I have seen previous films by t his director, and I have found them to be quirky but also, at times, profoundly insightful. This film veers a little more towards comedy, and we are somewhat shocked a certain points by the extremes to which the character will descend. In an early scene he is shown actually dangling a dog off the roof, then attempting to hang it in the basement, before actually locking it in a closet. Evidently there are vestiges of a formerly more cruel and dispassionate attitude towards dogs in the Korean sensibility. Such depictions would have immediately elicited howls of condemnation on the part of Westerners.

The friendship between the two young women is affecting. They are an odd pair, one of them a heavy girl who runs a small shop and the other a thinner girl who seems to have difficulty taking in her world but who has fantasies of achieving fame and recognition. They comprise a bickering pair that recalls other archetypal pairs, such as the bickering, wandering laborers in Kurosawa's "The Hidden Fortress".

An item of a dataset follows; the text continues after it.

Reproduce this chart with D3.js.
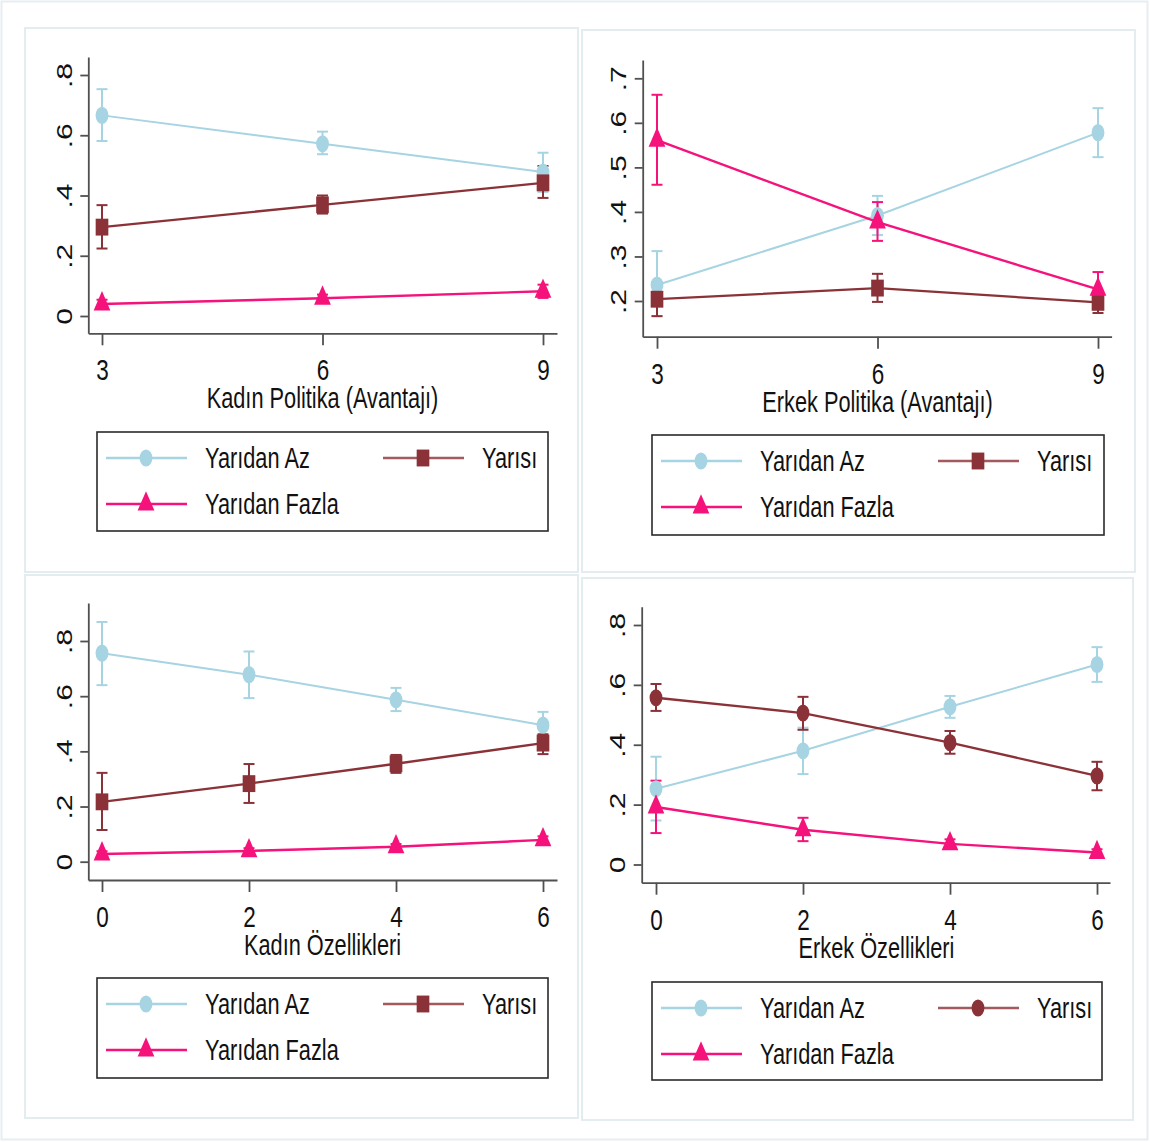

There are various turns in this film and, eventually, the aspiring professor is humanized. He comes to regret his extreme actions as he disposed of various dogs, the loss of one of which causes the death of an elderly lady. (Yes, it does seem extreme, but then again, I can also appreciate that pets are part of very strong relationships for many people, and this seems to drive home the point about our societies in which people fix on things and other objects rather than on the more stressful ordeal of talking to other people.)


In the end, we have a more serene, somewhat regretful character, and we have a beautiful scene where the mousy girl who had been lpursuing the dog kidnapper is able to achieve another one of her dreams, that of hiking in the mountains.

And cats and dog will still serve as substitutes for real human relationships, and will serve as the point of transference for problems that afflict us. (As I write, there is a very annoying dog barking in my back yard, as well as the far-off crowing of a rooster.)